The May 7 accident killed the driver, Joshua Brown, a 40-year old Tesla owner who collided with an 18-wheel semi-truck that pulled in front of him on a Florida highway.

Tesla alerted the National Highway Traffic Safety Administration, the U.S. car-safety regulator, to the crash and investigated to determine whether the car was using the company’s Autopilot system, which lets cars drive themselves under certain circumstances. But Tesla didn’t disclose the crash to investors in a securities filing.

The car-safety agency opened an investigation into the Autopilot technology. The National Transportation Safety Board also is investigating the crash to determine whether it reveals systemic issues tied to development of driverless cars and investigations of accidents involving them, an agency spokesman said Monday.

The SEC is scrutinizing whether Tesla should have disclosed the accident as a “material” event, or a development a reasonable investor would consider important, according to a person familiar with the matter. The SEC’s inquiry is in a very early stage and may not lead to any enforcement action by regulators, the person added.

A Tesla spokeswoman pointed to a blog post by the Palo Alto, Calif., company, asserting that the May 7 crash didn’t require disclosure to investors. Tesla has said the fatal crash was the first in more than 130 million miles driven with Autopilot engaged since the technology made its debut in October. An SEC spokesman declined to comment.

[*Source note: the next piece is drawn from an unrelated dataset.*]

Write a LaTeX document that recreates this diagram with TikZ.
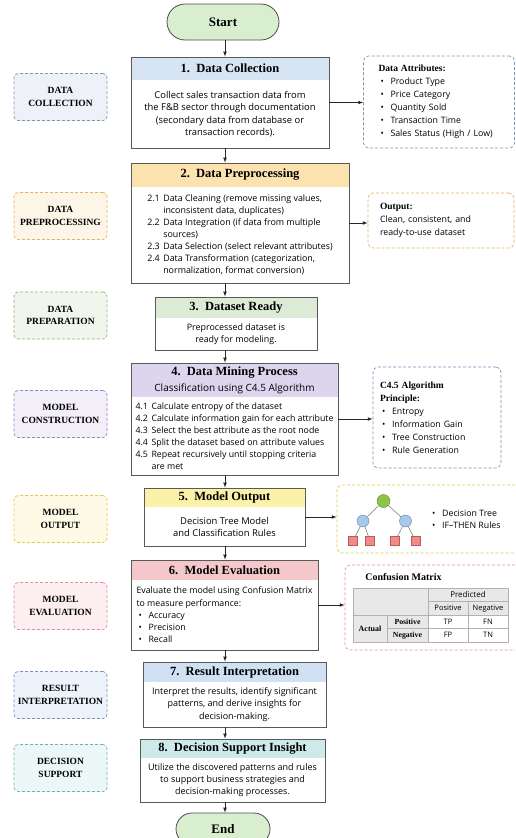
\documentclass[tikz,border=0pt]{standalone}
\usepackage{fontspec}
\setmainfont{Liberation Serif}
\setsansfont{Open Sans}
\usepackage{xcolor}
\usepackage{tikz}
\usetikzlibrary{shapes,arrows,positioning,fit}

\definecolor{pillgreen}{HTML}{D9EDCF}
\definecolor{hdblue}{HTML}{D6E4F3}
\definecolor{hdorange}{HTML}{FBE2AF}
\definecolor{hdgreen}{HTML}{DCEBD5}
\definecolor{hdpurple}{HTML}{DDD5EE}
\definecolor{hdyellow}{HTML}{FBF1A8}
\definecolor{hdred}{HTML}{F4C7CA}
\definecolor{hdsky}{HTML}{D0E1F3}
\definecolor{hdteal}{HTML}{CDEAEA}
\definecolor{ltblue}{HTML}{EEF2F8}
\definecolor{edblue}{HTML}{7F95B8}
\definecolor{ltorange}{HTML}{FDF5E8}
\definecolor{edorange}{HTML}{E5B45A}
\definecolor{ltgreen}{HTML}{F0F6EC}
\definecolor{edgreen}{HTML}{8DB57F}
\definecolor{ltpurple}{HTML}{F3EFF8}
\definecolor{edpurple}{HTML}{9A80C4}
\definecolor{ltyellow}{HTML}{FDFAE6}
\definecolor{edyellow}{HTML}{E5C84E}
\definecolor{ltred}{HTML}{FDEFF1}
\definecolor{edred}{HTML}{E58F9A}
\definecolor{ltsky}{HTML}{EDF3FA}
\definecolor{edsky}{HTML}{7A93BE}
\definecolor{ltteal}{HTML}{ECF7F7}
\definecolor{edteal}{HTML}{6FB3B3}
\definecolor{treegreen}{HTML}{8DC34A}
\definecolor{treegreenedge}{HTML}{5E8E2E}
\definecolor{treeblue}{HTML}{A7C8EA}
\definecolor{treeblueedge}{HTML}{5D86B8}
\definecolor{treered}{HTML}{EE8B8B}
\definecolor{treerededge}{HTML}{C05858}
\definecolor{cellgray}{HTML}{E8E8E8}

\newcommand{\stepno}[1]{\makebox[16pt][l]{#1}}
\newcommand{\indentbox}{\makebox[16pt]{}}
\newcommand{\bulletmark}{\makebox[12pt][l]{\hspace{2pt}\textbullet}}
\newcommand{\notetitle}[1]{{\rmfamily\bfseries\fontsize{9.5}{12}\selectfont #1}}

\begin{document}
\begin{tikzpicture}[x=1pt,y=-1pt,>=latex]
    \tikzstyle{pill}=[rounded rectangle, draw=black!70, line width=0.8pt, fill=pillgreen, minimum width=112pt, minimum height=36pt, inner sep=0pt, font=\rmfamily\bfseries\fontsize{13}{15}\selectfont]
    \tikzstyle{head}=[anchor=north, inner sep=0pt, outer sep=0pt, align=center, font=\rmfamily\bfseries\fontsize{12.5}{16}\selectfont]
    \tikzstyle{body}=[inner sep=0pt, outer sep=0pt, align=center, font=\sffamily\fontsize{9}{12.2}\selectfont]
    \tikzstyle{frame}=[draw=black!65, line width=0.8pt, inner sep=0pt]
    \tikzstyle{phase}=[densely dashed, line width=0.7pt, rounded corners=4pt, minimum width=93pt, minimum height=47pt, inner sep=1pt, align=center, font=\rmfamily\bfseries\fontsize{9.5}{12.5}\selectfont]
    \tikzstyle{note}=[densely dashed, line width=0.7pt, rounded corners=5pt, fill=white, align=left, inner ysep=0pt, font=\sffamily\fontsize{8.8}{13}\selectfont]
    \tikzstyle{arrow}=[->, draw=black!85, line width=0.7pt]
    \tikzstyle{tree root}=[circle, draw=treegreenedge, fill=treegreen, minimum size=13pt, inner sep=0pt]
    \tikzstyle{tree inner}=[circle, draw=treeblueedge, fill=treeblue, minimum size=12pt, inner sep=0pt]
    \tikzstyle{leaf}=[rectangle, draw=treerededge, fill=treered, minimum size=9pt, inner sep=0pt]
    \tikzstyle{cell}=[draw=black!30, line width=0.4pt, inner sep=0pt, font=\sffamily\fontsize{7.5}{8}\selectfont]

    \useasboundingbox (0,0) rectangle (515,838);
    \clip (0,0) rectangle (515,838);
    \coordinate (axis) at (225,0);

    % Start and end
    \node[pill] (start) at (223,22) {Start};
    \node[pill, minimum width=94pt, minimum height=32pt] (stop) at (223,829) {End};

    % Phase labels on the left
    \foreach \name/\y/\tint/\edge/\txt in {
        1/97/ltblue/edblue/{DATA\\COLLECTION},
        2/216/ltorange/edorange/{DATA\\PREPROCESSING},
        3/315.5/ltgreen/edgreen/{DATA\\PREPARATION},
        4/414/ltpurple/edpurple/{MODEL\\CONSTRUCTION},
        5/519/ltyellow/edyellow/{MODEL\\OUTPUT},
        6/606/ltred/edred/{MODEL\\EVALUATION},
        7/695/ltsky/edsky/{RESULT\\INTERPRETATION},
        8/768/ltteal/edteal/{DECISION\\SUPPORT}}
        \node[phase, fill=\tint, draw=\edge] (L-\name) at (60.5,\y) {\txt};

    % Step 1
    \node[head, fill=hdblue, minimum width=198pt, minimum height=23pt] (H-1) at (230,57) {1.\ \ Data Collection};
    \node[body, font=\sffamily\fontsize{9.4}{12.3}\selectfont, minimum width=198pt, minimum height=68pt, below=0pt of H-1] (B-1)
        {Collect sales transaction data from\\the F\&B sector through documentation\\(secondary data from database or\\transaction records).};
    \node[frame, fit=(H-1)(B-1)] (S-1) {};

    % Step 2
    \node[head, fill=hdorange, minimum width=218pt, minimum height=24pt] (H-2) at (240,163) {2.\ \ Data Preprocessing};
    \node[body, align=left, font=\sffamily\fontsize{8.9}{12}\selectfont, minimum width=218pt, minimum height=96pt, below=0pt of H-2] (B-2)
        {\stepno{2.1}Data Cleaning (remove missing values,\\
         \indentbox inconsistent data, duplicates)\\
         \stepno{2.2}Data Integration (if data from multiple\\
         \indentbox sources)\\
         \stepno{2.3}Data Selection (select relevant attributes)\\
         \stepno{2.4}Data Transformation (categorization,\\
         \indentbox normalization, format conversion)};
    \node[frame, fit=(H-2)(B-2)] (S-2) {};

    % Step 3
    \node[head, fill=hdgreen, minimum width=162pt, minimum height=21pt] (H-3) at (236,297) {3.\ \ Dataset Ready};
    \node[body, font=\sffamily\fontsize{8.9}{12}\selectfont, minimum width=162pt, minimum height=32pt, below=0pt of H-3] (B-3)
        {Preprocessed dataset is\\ready for modeling.};
    \node[frame, fit=(H-3)(B-3)] (S-3) {};

    % Step 4
    \node[head, fill=hdpurple, minimum width=207pt, minimum height=34pt] (H-4) at (234.5,363)
        {4.\ \ Data Mining Process\\{\sffamily\mdseries\fontsize{10}{12}\selectfont Classification using C4.5 Algorithm}};
    \node[body, align=left, font=\sffamily\fontsize{8.8}{12}\selectfont, minimum width=207pt, minimum height=78pt, below=0pt of H-4] (B-4)
        {\stepno{4.1}Calculate entropy of the dataset\\
         \stepno{4.2}Calculate information gain for each attribute\\
         \stepno{4.3}Select the best attribute as the root node\\
         \stepno{4.4}Split the dataset based on attribute values\\
         \stepno{4.5}Repeat recursively until stopping criteria\\
         \indentbox are met};
    \node[frame, fit=(H-4)(B-4)] (S-4) {};

    % Step 5
    \node[head, fill=hdyellow, minimum width=161pt, minimum height=19pt] (H-5) at (224.5,488) {5.\ \ Model Output};
    \node[body, font=\sffamily\fontsize{9.4}{12}\selectfont, minimum width=161pt, minimum height=39pt, below=0pt of H-5] (B-5)
        {Decision Tree Model\\and Classification Rules};
    \node[frame, fit=(H-5)(B-5)] (S-5) {};

    % Step 6
    \node[head, fill=hdred, minimum width=187pt, minimum height=20pt] (H-6) at (224.5,560) {6.\ \ Model Evaluation};
    \node[body, align=left, font=\sffamily\fontsize{8.8}{12.2}\selectfont, minimum width=187pt, minimum height=70pt, below=0pt of H-6] (B-6)
        {Evaluate the model using Confusion Matrix\\to measure performance:\\
         \bulletmark Accuracy\\\bulletmark Precision\\\bulletmark Recall};
    \node[frame, fit=(H-6)(B-6)] (S-6) {};

    % Step 7
    \node[head, fill=hdsky, minimum width=183pt, minimum height=20pt] (H-7) at (234.5,662) {7.\ \ Result Interpretation};
    \node[body, minimum width=183pt, minimum height=45pt, below=0pt of H-7] (B-7)
        {Interpret the results, identify significant\\patterns, and derive insights for\\decision-making.};
    \node[frame, fit=(H-7)(B-7)] (S-7) {};

    % Step 8
    \node[head, fill=hdteal, minimum width=185pt, minimum height=19pt] (H-8) at (232.5,739) {8.\ \ Decision Support Insight};
    \node[body, minimum width=185pt, minimum height=44pt, below=0pt of H-8] (B-8)
        {Utilize the discovered patterns and rules\\to support business strategies and\\decision-making processes.};
    \node[frame, fit=(H-8)(B-8)] (S-8) {};

    % Side notes
    \node[note, draw=edblue, text width=121pt, inner xsep=15pt, minimum height=92pt] (R-1) at (439,102)
        {\notetitle{Data Attributes:}\\\bulletmark Product Type\\\bulletmark Price Category\\\bulletmark Quantity Sold\\
         \bulletmark Transaction Time\\\bulletmark Sales Status (High / Low)};
    \node[note, draw=edorange, text width=122pt, inner xsep=12pt, minimum height=55pt] (R-2) at (441,220.5)
        {\notetitle{Output:}\\Clean, consistent, and\\ready-to-use dataset};
    \node[note, draw=edpurple, text width=114pt, inner xsep=7pt, minimum height=101pt] (R-4) at (437,417.5)
        {\notetitle{C4.5 Algorithm}\\\notetitle{Principle:}\\\bulletmark Entropy\\\bulletmark Information Gain\\
         \bulletmark Tree Construction\\\bulletmark Rule Generation};
    \node[note, draw=edyellow, minimum width=188pt, minimum height=68pt] (R-5) at (431,519) {};
    \node[note, draw=edred, minimum width=180pt, minimum height=85pt] (R-6) at (435,607.5) {};

    % Decision tree
    \node[tree root] (T-0) at (383.5,501) {};
    \node[tree inner] (T-1) at (363,521) {};
    \node[tree inner] (T-2) at (405.5,521) {};
    \foreach \name/\x in {1/353,2/370,3/395,4/415.5}
        \node[leaf] (Q-\name) at (\x,541) {};
    \draw[black!55, line width=0.5pt] (T-0) edge (T-1) edge (T-2)
        (T-1) edge (Q-1) edge (Q-2) (T-2) edge (Q-3) edge (Q-4);
    \node[font=\sffamily\fontsize{8.8}{12}\selectfont, align=left, anchor=west, inner sep=0pt] (K-5) at (430,519)
        {\bulletmark Decision Tree\\\bulletmark IF–THEN Rules};

    % Confusion matrix
    \node[font=\rmfamily\bfseries\fontsize{10}{12}\selectfont] (M-0) at (403.5,577) {Confusion Matrix};
    \node[cell, fill=cellgray, minimum width=75pt, minimum height=27pt] (M-1) at (390.5,601.5) {};
    \node[cell, fill=cellgray, minimum width=80pt, minimum height=13.5pt, font=\sffamily\fontsize{8}{9}\selectfont] (M-2) at (468,594.75) {Predicted};
    \foreach \name/\x/\txt in {3/448/Positive, 4/488/Negative}
        \node[cell, fill=cellgray, minimum width=40pt, minimum height=13.5pt] (M-\name) at (\x,608.25) {\txt};
    \node[cell, fill=cellgray, minimum width=34pt, minimum height=27pt, font=\rmfamily\bfseries\fontsize{8}{9}\selectfont] (M-5) at (370,628.5) {Actual};
    \foreach \name/\y/\txt in {6/621.75/Positive, 7/635.25/Negative}
        \node[cell, fill=cellgray, minimum width=41pt, minimum height=13.5pt, font=\rmfamily\bfseries\fontsize{7.8}{8}\selectfont] (M-\name) at (407.5,\y) {\txt};
    \foreach \name/\x/\y/\txt in {8/448/621.75/TP, 9/488/621.75/FN, 10/448/635.25/FP, 11/488/635.25/TN}
        \node[cell, fill=white, minimum width=40pt, minimum height=13.5pt] (M-\name) at (\x,\y) {\txt};

    % Connect the steps
    \foreach \a/\b in {start/S-1, S-1/S-2, S-2/S-3, S-3/S-4, S-4/S-5, S-5/S-6, S-6/S-7, S-7/S-8, S-8/stop}
        \draw[arrow] (\a.south -| axis) -- (\b.north -| axis);
    \foreach \k in {1,2,4,5,6}
        \draw[arrow] (S-\k.east) -- (S-\k.east -| R-\k.west);

\end{tikzpicture}
\end{document}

Tesla learned of the crash soon after it happened and informed auto-safety regulators of the incident on May 16, when it had just begun investigating the accident, the company said last week. Tesla at that time hadn’t yet determined the car was using Autopilot. Tesla said it alerted regulators to the crash sooner than rules require.

The company didn’t disclose the accident in securities filings, such as the one from May 18 when it prepared to sell $2 billion in stock, which included nearly 2.8 million shares sold by Tesla Chief Executive Elon Musk. Tesla has said Mr. Musk’s sale was triggered by tax requirements. The share sale took place May 18 and May 19.

After alerting safety regulators to the crash, Tesla sent an investigator on May 18 to Florida to retrieve data from the car for the first time, the company said. Tesla completed reviewing data from the vehicle the last week of May, the company said.

“The damage sustained by the Model S in the crash limited Tesla’s ability to recover data from it remotely,” a company spokesman said. “During the last week of May, Tesla was able to finish its review of the logs and complete its investigation. The financing round had already taken place by that time.”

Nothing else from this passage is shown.